Honestly, she is exactly what D'Souza is in right wing circles a product of affirmative action without any experience to have earned the position. To have one's mother worried that the bosses at CBS are not going to watch over you.........is about the worst kind of advice one can receive. God watches over His own and always makes the worst of it good.

With no intention of turning this into bashing "conservatives", it is little wonder Rush Limbaugh was proven right again in his complaint having to carry water for all of these political people (I will include pundits) who know nothing about God as a base and know nothing of what Conservative is driven by in economics to responsible liberties.

All of these "leaders" remind me of the British in World War I in being lousey generals and having a cast of soldiers too willing to charge and die. Bush got us John Roberts and the rest is what Conservatives accomplished.

That is not saying much for any of the dauphins on top with their Paris balls.

 

*HIC IACET ARTORIVS REX QVONDAM REXQVE FVTVRVS

One does not thank liberal execs for their position in life,

One does not thank liberal execs for their position in life,

 

I though she was being sarcastic. She is quite funny

I agree.  No conservative,

I agree.  No conservative, regardless of career, could possibly hold a candle to any liberal.   They are just too darm smart.   In fact, compared to them, we're bland.  

Maybe I should become liberal again as I was in college in the early 60s. 

Nahhhhh.  I'm glad that I grew up.

Being a little hard on the woman, don't you think?

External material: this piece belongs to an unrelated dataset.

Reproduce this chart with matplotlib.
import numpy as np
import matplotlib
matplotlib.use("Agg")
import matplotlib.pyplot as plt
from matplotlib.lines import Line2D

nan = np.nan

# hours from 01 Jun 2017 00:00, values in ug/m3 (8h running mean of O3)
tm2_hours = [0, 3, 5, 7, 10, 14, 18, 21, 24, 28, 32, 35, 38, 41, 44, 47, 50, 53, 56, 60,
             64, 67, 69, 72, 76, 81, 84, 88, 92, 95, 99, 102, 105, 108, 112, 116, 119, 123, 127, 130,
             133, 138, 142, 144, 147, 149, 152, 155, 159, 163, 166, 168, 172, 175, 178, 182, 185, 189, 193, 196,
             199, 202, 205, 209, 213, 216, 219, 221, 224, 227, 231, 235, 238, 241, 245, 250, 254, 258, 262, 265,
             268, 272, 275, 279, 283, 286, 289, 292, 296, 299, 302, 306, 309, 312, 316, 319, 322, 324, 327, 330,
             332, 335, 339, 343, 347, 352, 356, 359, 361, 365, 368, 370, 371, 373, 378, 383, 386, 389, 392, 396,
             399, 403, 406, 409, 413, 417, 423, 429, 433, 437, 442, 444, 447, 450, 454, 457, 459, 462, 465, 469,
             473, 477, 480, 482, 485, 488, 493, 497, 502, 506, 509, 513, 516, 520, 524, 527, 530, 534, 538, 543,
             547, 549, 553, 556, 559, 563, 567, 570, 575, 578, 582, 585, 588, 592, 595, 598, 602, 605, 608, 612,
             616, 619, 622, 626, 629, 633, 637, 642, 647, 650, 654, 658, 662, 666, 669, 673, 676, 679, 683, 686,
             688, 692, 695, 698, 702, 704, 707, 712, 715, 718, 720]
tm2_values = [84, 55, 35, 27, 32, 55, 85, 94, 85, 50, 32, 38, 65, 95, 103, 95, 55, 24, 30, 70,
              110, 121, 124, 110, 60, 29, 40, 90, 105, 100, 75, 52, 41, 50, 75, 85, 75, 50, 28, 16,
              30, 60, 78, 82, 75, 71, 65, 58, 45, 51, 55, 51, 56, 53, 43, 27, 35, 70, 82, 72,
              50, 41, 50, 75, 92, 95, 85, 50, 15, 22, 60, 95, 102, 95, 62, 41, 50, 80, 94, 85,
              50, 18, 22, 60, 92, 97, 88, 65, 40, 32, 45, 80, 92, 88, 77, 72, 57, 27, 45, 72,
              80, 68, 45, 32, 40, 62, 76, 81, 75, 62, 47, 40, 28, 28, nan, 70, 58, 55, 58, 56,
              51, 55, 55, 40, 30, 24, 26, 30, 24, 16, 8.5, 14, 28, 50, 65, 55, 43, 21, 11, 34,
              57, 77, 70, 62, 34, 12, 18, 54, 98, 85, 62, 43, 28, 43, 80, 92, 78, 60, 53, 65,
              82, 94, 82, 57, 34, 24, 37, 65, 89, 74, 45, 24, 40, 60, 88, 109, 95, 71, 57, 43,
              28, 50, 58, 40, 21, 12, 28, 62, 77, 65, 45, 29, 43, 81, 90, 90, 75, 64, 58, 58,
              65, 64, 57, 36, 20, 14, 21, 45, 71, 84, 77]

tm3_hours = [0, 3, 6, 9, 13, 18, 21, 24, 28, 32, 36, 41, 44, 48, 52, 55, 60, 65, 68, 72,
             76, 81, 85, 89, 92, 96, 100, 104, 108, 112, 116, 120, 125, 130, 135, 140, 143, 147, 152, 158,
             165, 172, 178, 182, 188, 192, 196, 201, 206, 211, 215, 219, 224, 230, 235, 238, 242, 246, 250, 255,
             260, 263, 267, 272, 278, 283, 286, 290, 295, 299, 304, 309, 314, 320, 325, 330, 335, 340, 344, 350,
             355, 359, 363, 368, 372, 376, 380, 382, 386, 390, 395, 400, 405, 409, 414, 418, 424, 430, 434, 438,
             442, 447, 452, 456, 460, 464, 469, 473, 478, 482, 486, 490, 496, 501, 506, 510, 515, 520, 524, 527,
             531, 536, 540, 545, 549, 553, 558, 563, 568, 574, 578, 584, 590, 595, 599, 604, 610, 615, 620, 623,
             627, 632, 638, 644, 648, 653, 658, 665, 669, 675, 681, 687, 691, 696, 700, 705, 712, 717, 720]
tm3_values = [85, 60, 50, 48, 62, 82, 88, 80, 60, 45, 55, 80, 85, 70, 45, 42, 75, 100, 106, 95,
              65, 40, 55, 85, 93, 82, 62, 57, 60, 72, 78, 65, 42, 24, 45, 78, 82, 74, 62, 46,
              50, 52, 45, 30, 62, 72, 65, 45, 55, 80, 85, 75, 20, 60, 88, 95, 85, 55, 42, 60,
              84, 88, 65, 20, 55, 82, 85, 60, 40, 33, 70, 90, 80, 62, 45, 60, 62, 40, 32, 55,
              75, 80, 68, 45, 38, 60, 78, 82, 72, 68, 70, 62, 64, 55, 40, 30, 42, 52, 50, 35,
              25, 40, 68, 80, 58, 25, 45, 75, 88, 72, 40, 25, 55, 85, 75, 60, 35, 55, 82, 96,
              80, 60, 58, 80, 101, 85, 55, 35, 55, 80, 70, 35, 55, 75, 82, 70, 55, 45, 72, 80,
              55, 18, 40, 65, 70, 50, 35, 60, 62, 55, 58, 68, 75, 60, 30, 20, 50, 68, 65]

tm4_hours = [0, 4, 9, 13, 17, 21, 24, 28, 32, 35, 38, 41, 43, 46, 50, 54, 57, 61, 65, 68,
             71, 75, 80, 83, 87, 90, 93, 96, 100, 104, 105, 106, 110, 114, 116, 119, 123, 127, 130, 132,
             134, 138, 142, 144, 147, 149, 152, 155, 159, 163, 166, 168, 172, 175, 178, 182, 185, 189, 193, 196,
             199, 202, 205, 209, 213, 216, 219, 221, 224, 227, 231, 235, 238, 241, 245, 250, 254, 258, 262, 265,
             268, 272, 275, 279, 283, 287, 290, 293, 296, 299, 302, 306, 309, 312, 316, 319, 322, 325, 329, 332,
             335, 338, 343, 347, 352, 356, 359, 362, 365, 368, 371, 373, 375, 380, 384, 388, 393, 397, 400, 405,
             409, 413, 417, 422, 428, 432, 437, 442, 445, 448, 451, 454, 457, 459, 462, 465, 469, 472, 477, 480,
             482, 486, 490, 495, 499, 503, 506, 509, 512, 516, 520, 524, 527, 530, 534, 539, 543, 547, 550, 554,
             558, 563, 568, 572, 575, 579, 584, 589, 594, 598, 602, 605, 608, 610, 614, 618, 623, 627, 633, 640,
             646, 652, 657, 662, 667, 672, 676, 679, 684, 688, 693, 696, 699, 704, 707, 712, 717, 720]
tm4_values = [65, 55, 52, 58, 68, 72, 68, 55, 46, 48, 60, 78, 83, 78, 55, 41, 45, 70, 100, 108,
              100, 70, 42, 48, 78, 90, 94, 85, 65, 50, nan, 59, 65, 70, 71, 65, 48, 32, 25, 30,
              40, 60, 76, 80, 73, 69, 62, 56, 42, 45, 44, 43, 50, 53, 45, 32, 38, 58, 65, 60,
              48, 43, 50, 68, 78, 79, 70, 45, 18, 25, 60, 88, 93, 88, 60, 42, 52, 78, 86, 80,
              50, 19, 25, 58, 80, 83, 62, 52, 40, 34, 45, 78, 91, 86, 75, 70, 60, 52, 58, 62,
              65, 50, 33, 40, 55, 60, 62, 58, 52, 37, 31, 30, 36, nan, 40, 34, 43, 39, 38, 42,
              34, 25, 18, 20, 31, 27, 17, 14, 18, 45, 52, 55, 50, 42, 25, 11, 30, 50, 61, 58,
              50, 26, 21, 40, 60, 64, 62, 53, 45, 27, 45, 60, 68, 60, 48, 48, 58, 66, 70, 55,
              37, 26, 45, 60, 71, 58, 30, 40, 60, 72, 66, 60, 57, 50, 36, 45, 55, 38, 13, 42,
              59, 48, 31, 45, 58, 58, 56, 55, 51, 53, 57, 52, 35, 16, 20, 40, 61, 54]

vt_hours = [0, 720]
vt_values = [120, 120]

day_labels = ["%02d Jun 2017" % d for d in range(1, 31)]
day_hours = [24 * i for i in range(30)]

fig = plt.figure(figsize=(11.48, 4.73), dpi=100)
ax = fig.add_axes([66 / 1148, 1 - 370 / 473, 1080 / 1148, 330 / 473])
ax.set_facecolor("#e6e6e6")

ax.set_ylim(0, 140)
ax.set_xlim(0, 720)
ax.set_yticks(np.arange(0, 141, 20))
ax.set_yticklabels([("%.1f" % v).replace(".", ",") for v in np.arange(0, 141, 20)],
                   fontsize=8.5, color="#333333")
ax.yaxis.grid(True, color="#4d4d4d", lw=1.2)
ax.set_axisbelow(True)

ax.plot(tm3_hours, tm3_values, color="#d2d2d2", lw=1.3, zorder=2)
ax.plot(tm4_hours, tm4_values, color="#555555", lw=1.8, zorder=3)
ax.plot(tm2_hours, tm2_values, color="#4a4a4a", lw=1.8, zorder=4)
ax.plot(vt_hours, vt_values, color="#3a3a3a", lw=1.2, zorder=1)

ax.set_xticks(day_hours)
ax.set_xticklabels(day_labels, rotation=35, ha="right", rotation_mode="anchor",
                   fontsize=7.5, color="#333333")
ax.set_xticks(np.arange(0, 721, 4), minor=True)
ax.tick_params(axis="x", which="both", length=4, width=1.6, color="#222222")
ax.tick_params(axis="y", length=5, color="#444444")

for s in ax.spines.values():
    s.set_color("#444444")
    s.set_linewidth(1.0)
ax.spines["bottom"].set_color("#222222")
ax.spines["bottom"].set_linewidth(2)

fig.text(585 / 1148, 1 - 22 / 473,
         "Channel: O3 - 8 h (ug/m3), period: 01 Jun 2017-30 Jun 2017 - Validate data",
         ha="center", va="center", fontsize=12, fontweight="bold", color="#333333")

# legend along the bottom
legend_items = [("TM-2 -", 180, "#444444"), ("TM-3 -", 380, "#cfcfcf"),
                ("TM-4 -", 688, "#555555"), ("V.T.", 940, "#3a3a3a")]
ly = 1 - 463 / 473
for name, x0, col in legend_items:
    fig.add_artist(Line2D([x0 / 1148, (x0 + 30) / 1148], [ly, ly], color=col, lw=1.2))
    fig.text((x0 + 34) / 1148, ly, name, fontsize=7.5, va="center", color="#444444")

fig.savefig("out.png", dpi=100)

Affirmative action? Do you think that Ingraham was picked ahead of other "more qualified" applicants because she's a woman? You have to abandon the whole idea of 'more qualified' when it comes to broadcast media. Qualified = you got hired. Qualified = ratings; if you bring ratings, you're qualified. Where did you get the idea that the media is a meritocracy, and that advancement is purely a result of experience? When you call Ingraham a product of affirmative action, you suggest that she jumped over others with more 'merit?' Merit has little to do with broadcast journalism. Suppose it did, however -- how, then, would you explain Stephanopolous? How do you explain Olbermann? How do you explain that the media is 90% liberal? For that, you'd have to assume that liberals are more qualified journalists by a 9-to-1 ratio?

Nah. Merit has nothing to do with it.

Consider this. William F. Buckley, rightly considered the Zeus of all conservatives, achieved that position through a magazine ... National Review ... which he started without having any "media experience" of his own. He achieved the right to be a media superstar because (1) he had persuasive and intelligent arguments; and (2) he knew how to communicate those ideas persuasively. To be honest, what more do you need? A degree from Columbia? Twelve years on the city beat? The only people who demand those credentials are the poor suckers who pursued them themselves.

Ingraham deserves to be broadcast as much as anyone else in the media. She has a definite point of view, she can communicate it effectively, and entertain in the process (broadcast media is, after all, a profit-seeking enterprise). The idea that she needs any other 'qualification' is wrong-headed.

POWER TO THE PEOPLE...

I just picked up her new book at Border's in audiobook format & I'm looking forward to listening to it. 9 cds, that's a long one. Oh, if Ms.Ingraham reads this, your book was on the front table. Easy to find, unlike your attempt at the Border's next to MSG.